Are we tuned into what human thinking promotes or are we listening to what God is saying?
Do we build our bridges to tomorrow and lay our stepping stones to the future on the groundwork of worldly logic and practicality or do we move ahead by building on the foundation of God’s promises?

Have we turned our hearts away from Him? Have we treated God with contempt?

The same phrase is used in Jeremiah 17, the very descriptive passage that contrasts two ways of living:

This is what the LORD says:
“Cursed are those who put their trust in mere humans,
who rely on human strength
and turn their hearts away from the LORD.
They are like stunted shrubs in the desert,
with no hope for the future.
They will live in the barren wilderness,
in an uninhabited and salty land.”

Turning our hearts away from the LORD lands us in a barren wilderness with no hope for the future. Believing Him and trusting His promises, Peter writes, is what enables us to escape that wilderness and actually enter into the life God has promised us (2 Peter 1:4). The next verses in Jeremiah 17 describe the secure and fruitful life of those who put all their hope and confidence in God. Where is my heart, my hope, my confidence?

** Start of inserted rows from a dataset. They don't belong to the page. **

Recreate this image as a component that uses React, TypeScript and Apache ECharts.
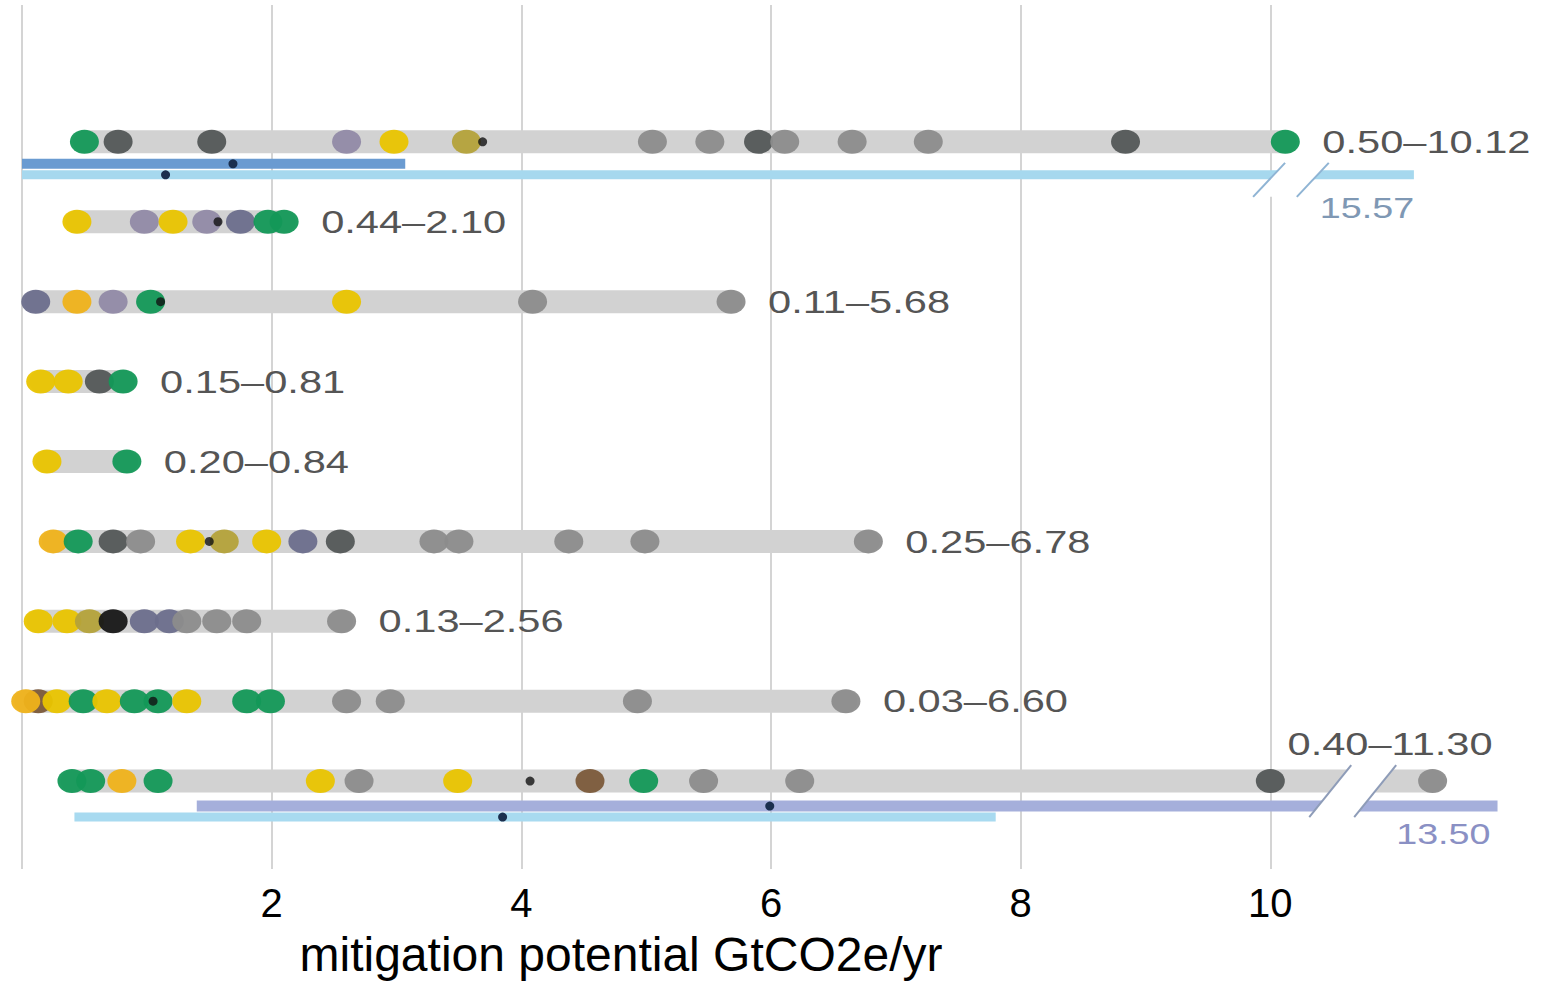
import React, { useEffect, useRef } from "react";
import * as echarts from "echarts";

// ---------------- data ----------------
const axisTicks = [0, 2, 4, 6, 8, 10, 12];
const axisTitle = "mitigation potential GtCO2e/yr";

// [low, high] of each row (top to bottom)
const rowRanges: [number, number][] = [
  [0.5, 10.12],
  [0.44, 2.1],
  [0.11, 5.68],
  [0.15, 0.81],
  [0.2, 0.84],
  [0.25, 6.78],
  [0.13, 2.56],
  [0.03, 6.6],
  [0.4, 11.3],
];

// dots per row: [value, colour group]
const row0Dots: [number, string][] = [
  [0.5, "G"], [0.77, "D"], [1.52, "D"], [2.6, "L"], [2.98, "Y"], [3.56, "V"],
  [5.05, "M"], [5.51, "M"], [5.9, "D"], [6.11, "M"], [6.65, "M"], [7.26, "M"],
  [8.84, "D"], [10.12, "G"],
];
const row1Dots: [number, string][] = [
  [0.44, "Y"], [0.98, "L"], [1.21, "Y"], [1.48, "L"], [1.75, "S"], [1.97, "G"], [2.1, "G"],
];
const row2Dots: [number, string][] = [
  [0.11, "S"], [0.44, "O"], [0.73, "L"], [1.03, "G"], [2.6, "Y"], [4.09, "M"], [5.68, "M"],
];
const row3Dots: [number, string][] = [[0.15, "Y"], [0.37, "Y"], [0.62, "D"], [0.81, "G"]];
const row4Dots: [number, string][] = [[0.2, "Y"], [0.84, "G"]];
const row5Dots: [number, string][] = [
  [0.25, "O"], [0.45, "G"], [0.73, "D"], [0.95, "M"], [1.35, "Y"], [1.62, "V"], [1.96, "Y"],
  [2.25, "S"], [2.55, "D"], [3.3, "M"], [3.5, "M"], [4.38, "M"], [4.99, "M"], [6.78, "M"],
];
const row6Dots: [number, string][] = [
  [0.13, "Y"], [0.36, "Y"], [0.54, "V"], [0.73, "K"], [0.98, "S"], [1.18, "S"],
  [1.32, "M"], [1.56, "M"], [1.8, "M"], [2.56, "M"],
];
const row7Dots: [number, string][] = [
  [0.13, "N"], [0.03, "O"], [0.28, "Y"], [0.49, "G"], [0.68, "Y"], [0.9, "G"], [1.09, "G"],
  [1.32, "Y"], [1.8, "G"], [1.99, "G"], [2.6, "M"], [2.95, "M"], [4.93, "M"], [6.6, "M"],
];
const row8Dots: [number, string][] = [
  [0.4, "G"], [0.55, "G"], [0.8, "O"], [1.09, "G"], [2.39, "Y"], [2.7, "M"], [3.49, "Y"],
  [4.55, "N"], [4.98, "G"], [5.46, "M"], [6.23, "M"], [10.0, "D"], [11.3, "M"],
];
const rowDots = [row0Dots, row1Dots, row2Dots, row3Dots, row4Dots, row5Dots, row6Dots, row7Dots, row8Dots];

// small black marks: [value, row]
const blackMarks: [number, number][] = [
  [3.69, 0], [1.57, 1], [1.11, 2], [1.5, 5], [1.05, 7], [4.07, 8],
];

// reference ranges drawn as lines: [row, low, high, marker]
const refRanges: [number, number, number, number][] = [
  [0, 0, 3.07, 1.69],
  [0, 0, 15.57, 1.15],
  [8, 1.4, 13.5, 5.99],
  [8, 0.42, 7.8, 3.85],
];

// ---------------- layout / style ----------------
const FONT = "'Liberation Sans', Arial, Helvetica, sans-serif";
const COLORS: Record<string, string> = {
  G: "#139857",
  Y: "#e9c400",
  O: "#efb21a",
  D: "#535757",
  M: "#8c8c8c",
  S: "#6b6e8c",
  L: "#918aa6",
  V: "#b4a23a",
  K: "#171717",
  N: "#7b5a3a",
};
const BAR_H = 23;
const DOT_W = 29;
const DOT_H = 24;
const FIRST_ROW_Y = 142;
const ROW_STEP = 80;
const GRID_TOP = 5;
const GRID_BOTTOM_Y = 870;
const Y_MIN = (GRID_TOP - FIRST_ROW_Y) / ROW_STEP;
const Y_MAX = (GRID_BOTTOM_Y - FIRST_ROW_Y) / ROW_STEP;

const REF_STYLES = [
  { color: "#6a9bd1", dy: 22, w: 10, cap: Infinity },
  { color: "#a6d8ee", dy: 33, w: 9, cap: 11.15 },
  { color: "#a5afdb", dy: 25, w: 11, cap: 11.82 },
  { color: "#a8daf0", dy: 36, w: 9, cap: Infinity },
];
// axis breaks: [row, left slash at, right slash at, ref index]
const BREAKS: [number, number, number, number][] = [
  [0, 9.99, 10.34, 1],
  [8, 10.48, 10.84, 2],
];
const BREAK_STYLES = [
  { dy: 38, hdx: 16, hdy: 17, stroke: "#8fb4d4", labelDx: 7, labelDy: 66, labelColor: "#7f98b4" },
  { dy: 10, hdx: 21, hdy: 26, stroke: "#8e9cb8", labelDx: 21, labelDy: 53, labelColor: "#8a90c4" },
];
const LABEL_SCALE_X = 1.3;
const ELLIPSE = "path://M0,12A15,12,0,1,0,30,12A15,12,0,1,0,0,12Z";

function fmt(v: number) {
  return v.toFixed(2);
}

export default function App() {
  const ref = useRef<HTMLDivElement>(null);
  useEffect(() => {
    if (!ref.current) return;
    const chart = echarts.init(ref.current, undefined, { renderer: "svg" });

    const dotData: any[] = [];
    rowDots.forEach((dots, row) => {
      dots.forEach(([v, c]) => {
        dotData.push({ value: [v, row], itemStyle: { color: COLORS[c] } });
      });
    });

    const option: any = {
      animation: false,
      backgroundColor: "#ffffff",
      grid: { left: 22, right: 22, top: GRID_TOP, bottom: 983 - GRID_BOTTOM_Y },
      xAxis: {
        type: "value",
        min: axisTicks[0],
        max: axisTicks[axisTicks.length - 1],
        interval: 2,
        axisLine: { show: false },
        axisTick: { show: false },
        splitLine: { show: true, showMaxLine: false, lineStyle: { color: "#d4d4d4", width: 2 } },
        axisLabel: {
          fontSize: 40,
          color: "#000",
          fontFamily: FONT,
          margin: 14,
          showMaxLabel: false,
          formatter: (v: number) => (v === 0 || v > 10 ? "" : String(v)),
        },
        name: axisTitle,
        nameLocation: "middle",
        nameGap: 61,
        nameTextStyle: { fontSize: 48, color: "#000", fontFamily: FONT, padding: [0, 300, 0, 0] },
      },
      yAxis: { type: "value", inverse: true, min: Y_MIN, max: Y_MAX, show: false },
      series: [
        {
          type: "custom",
          name: "ranges",
          z: 1,
          silent: true,
          encode: { x: [0, 1], y: 2 },
          data: rowRanges.map((r, i) => [r[0], r[1], i]),
          renderItem: (params: any, api: any) => {
            const a = api.coord([api.value(0), api.value(2)]);
            const b = api.coord([api.value(1), api.value(2)]);
            return {
              type: "rect",
              shape: { x: a[0] - BAR_H / 2, y: a[1] - BAR_H / 2, width: b[0] - a[0] + BAR_H, height: BAR_H, r: BAR_H / 2 },
              style: { fill: "#d2d2d2" },
            };
          },
        },
        {
          type: "custom",
          name: "reference",
          z: 2,
          silent: true,
          encode: { x: [1, 2], y: 0 },
          data: refRanges,
          renderItem: (params: any, api: any) => {
            const st = REF_STYLES[params.dataIndex];
            const row = api.value(0);
            const hi = Math.min(api.value(2), st.cap);
            const a = api.coord([api.value(1), row]);
            const b = api.coord([hi, row]);
            const m = api.coord([api.value(3), row]);
            const y = a[1] + st.dy;
            return {
              type: "group",
              children: [
                { type: "rect", shape: { x: a[0], y: y - st.w / 2, width: b[0] - a[0], height: st.w }, style: { fill: st.color } },
                { type: "circle", shape: { cx: m[0], cy: y, r: 4.5 }, style: { fill: "#1b2f4e" } },
              ],
            };
          },
        },
        {
          type: "scatter",
          name: "estimates",
          z: 3,
          silent: true,
          symbol: ELLIPSE,
          symbolSize: [DOT_W, DOT_H],
          itemStyle: { opacity: 0.95 },
          data: dotData,
        },
        {
          type: "scatter",
          name: "marks",
          z: 4,
          silent: true,
          symbol: "circle",
          symbolSize: 9,
          itemStyle: { color: "#111" },
          data: blackMarks.map(([v, r]) => [v, r]),
        },
        {
          type: "custom",
          name: "breaks",
          z: 5,
          silent: true,
          encode: { x: [1, 2], y: 0 },
          data: BREAKS,
          renderItem: (params: any, api: any) => {
            const st = BREAK_STYLES[params.dataIndex];
            const row = api.value(0);
            const L = api.coord([api.value(1), row]);
            const R = api.coord([api.value(2), row]);
            const cy = L[1] + st.dy;
            const refIdx = api.value(3);
            const label = fmt(refRanges[refIdx][2]);
            return {
              type: "group",
              children: [
                {
                  type: "polygon",
                  shape: {
                    points: [
                      [L[0] - st.hdx, cy + st.hdy],
                      [L[0] + st.hdx, cy - st.hdy],
                      [R[0] + st.hdx, cy - st.hdy],
                      [R[0] - st.hdx, cy + st.hdy],
                    ],
                  },
                  style: { fill: "#ffffff" },
                },
                {
                  type: "line",
                  shape: { x1: L[0] - st.hdx, y1: cy + st.hdy, x2: L[0] + st.hdx, y2: cy - st.hdy },
                  style: { stroke: st.stroke, lineWidth: 2 },
                },
                {
                  type: "line",
                  shape: { x1: R[0] - st.hdx, y1: cy + st.hdy, x2: R[0] + st.hdx, y2: cy - st.hdy },
                  style: { stroke: st.stroke, lineWidth: 2 },
                },
                {
                  type: "text",
                  x: R[0] + st.labelDx,
                  y: R[1] + st.labelDy,
                  scaleX: LABEL_SCALE_X,
                  style: {
                    text: label,
                    fill: st.labelColor,
                    fontSize: 29,
                    fontFamily: FONT,
                    align: "left",
                    verticalAlign: "middle",
                  },
                },
              ],
            };
          },
        },
        {
          type: "custom",
          name: "labels",
          z: 6,
          silent: true,
          encode: { x: [0, 1], y: 2 },
          data: rowRanges.map((r, i) => [r[0], r[1], i]),
          renderItem: (params: any, api: any) => {
            const lo = api.value(0);
            const hi = api.value(1);
            const row = api.value(2);
            const p = api.coord([hi, row]);
            const last = row === rowRanges.length - 1;
            return {
              type: "text",
              x: last ? p[0] + 60 : p[0] + 37,
              y: last ? p[1] - 37 : p[1],
              scaleX: LABEL_SCALE_X,
              style: {
                text: `${fmt(lo)}–${fmt(hi)}`,
                fill: "#555555",
                fontSize: 32,
                fontFamily: FONT,
                align: last ? "right" : "left",
                verticalAlign: "middle",
              },
            };
          },
        },
      ],
    };
    chart.setOption(option);
    return () => chart.dispose();
  }, []);

  return (
    <div
      ref={ref}
      style={{ position: "fixed", left: 0, top: 0, width: 1542, height: 983, background: "#fff" }}
    />
  );
}
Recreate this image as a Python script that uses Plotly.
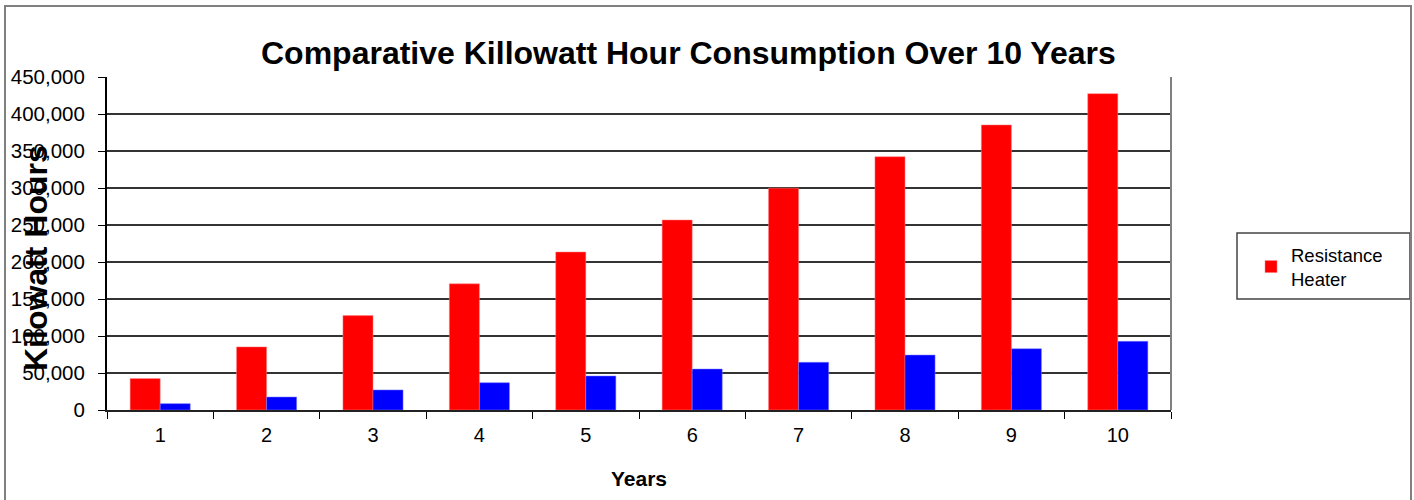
import plotly.graph_objects as go

years = ["1", "2", "3", "4", "5", "6", "7", "8", "9", "10"]
resistance_heater = [42500, 85300, 127600, 170500, 213500, 256800, 299800, 342300, 385200, 427500]
heat_pump = [8600, 17600, 27100, 36900, 46000, 55400, 64500, 74300, 82800, 92800]
y_ticks = [0, 50000, 100000, 150000, 200000, 250000, 300000, 350000, 400000, 450000]
y_tick_labels = ["0", "50,000", "100,000", "150,000", "200,000", "250,000",
                 "300,000", "350,000", "400,000", "450,000"]

W, H = 1414, 500
L, R, T, B = 107, 243, 77, 90
pw = W - L - R
ph = H - T - B

fig = go.Figure()
fig.add_trace(go.Bar(x=years, y=resistance_heater, name="Resistance<br>Heater",
                     marker=dict(color="#FF0000", line=dict(color="#FF8080", width=0.5))))
fig.add_trace(go.Bar(x=years, y=heat_pump, name="Heat Pump", showlegend=False,
                     marker=dict(color="#0000FF", line=dict(color="#8080FF", width=0.5))))

def px_x(x):
    return (x - L) / pw

def px_y(y):
    return (H - B - y) / ph

fig.update_layout(
    width=W, height=H,
    margin=dict(l=L, r=R, t=T, b=B, autoexpand=False),
    paper_bgcolor="white", plot_bgcolor="white",
    barmode="group", bargap=0.435, bargroupgap=0,
    font=dict(family="Arial, Liberation Sans, sans-serif", size=20, color="black"),
    showlegend=True,
    legend=dict(x=px_x(1251), y=px_y(236), xanchor="left", yanchor="top",
                bgcolor="rgba(0,0,0,0)", borderwidth=0,
                font=dict(size=18.5), tracegroupgap=0),
    xaxis=dict(tickmode="array", tickvals=years, ticktext=years,
               showline=True, linecolor="#222222", linewidth=2,
               ticks="outside", tickson="boundaries", ticklen=7, tickcolor="black",
               showgrid=False, tickfont=dict(size=20), ticklabelstandoff=6,
               title=dict(text="<b>Years</b>", font=dict(size=21), standoff=26),
               range=[-0.5, 9.5]),
    yaxis=dict(range=[0, 450000], tickvals=y_ticks, ticktext=y_tick_labels,
               showline=True, linecolor="black", linewidth=2,
               ticks="outside", ticklen=7, tickcolor="black",
               showgrid=True, gridcolor="#333333", gridwidth=1.5,
               zeroline=False, tickfont=dict(size=20.5), ticklabelstandoff=9),
)

# chart title
fig.add_annotation(text="<b>Comparative Killowatt Hour Consumption Over 10 Years</b>",
                   xref="paper", yref="paper", x=px_x(688), y=px_y(53),
                   xanchor="center", yanchor="middle", showarrow=False,
                   font=dict(size=32, color="black"))

# y-axis title overlapping tick labels, as in reference
fig.add_annotation(text="<b>Kilowatt Hours</b>", textangle=-90,
                   xref="paper", yref="paper", x=px_x(36), y=px_y(258),
                   xanchor="center", yanchor="middle", showarrow=False,
                   font=dict(size=32, color="black"))

# right plot border
fig.add_shape(type="line", xref="paper", yref="paper", x0=1, x1=1, y0=0, y1=1,
              line=dict(color="#808080", width=2))
# legend box
fig.add_shape(type="rect", xref="paper", yref="paper",
              x0=px_x(1237), x1=px_x(1410), y0=px_y(233), y1=px_y(299),
              line=dict(color="#444444", width=1.5), fillcolor="rgba(0,0,0,0)")
# outer border
fig.add_shape(type="rect", xref="paper", yref="paper",
              x0=px_x(5), x1=px_x(1411), y0=px_y(6), y1=px_y(505),
              line=dict(color="#808080", width=2), fillcolor="rgba(0,0,0,0)")

fig.write_html("out.html", config={"displayModeBar": False},
               post_script="document.body.style.margin='0';")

If I put my faith journey into a very simple timeline it would be this: First, I believed being a Christian was all about what I did—I must live up to God’s standards. Then, I learned through painful lessons that we can never be good enough and it’s only God’s grace that makes us His children. And now, I’m concentrating on living my inheritance, believing and living the promises God gives His children. I want to know all those promises. I want to move into that house He’s promised me. I have no desire to wander in the wilderness with His promises unfulfilled.

I believe it’s a matter of turning my heart. Where does my heart turn? May it always turn to God’s promises and His unfailing love and care.

 Come, let us worship and bow down.
Let us kneel before the LORD our maker,
for He is our God.
We are the people He watches over,
the flock under His care.
If only you would listen to His voice today!
Psalm 95:6-7

If only we would listen to His voice today!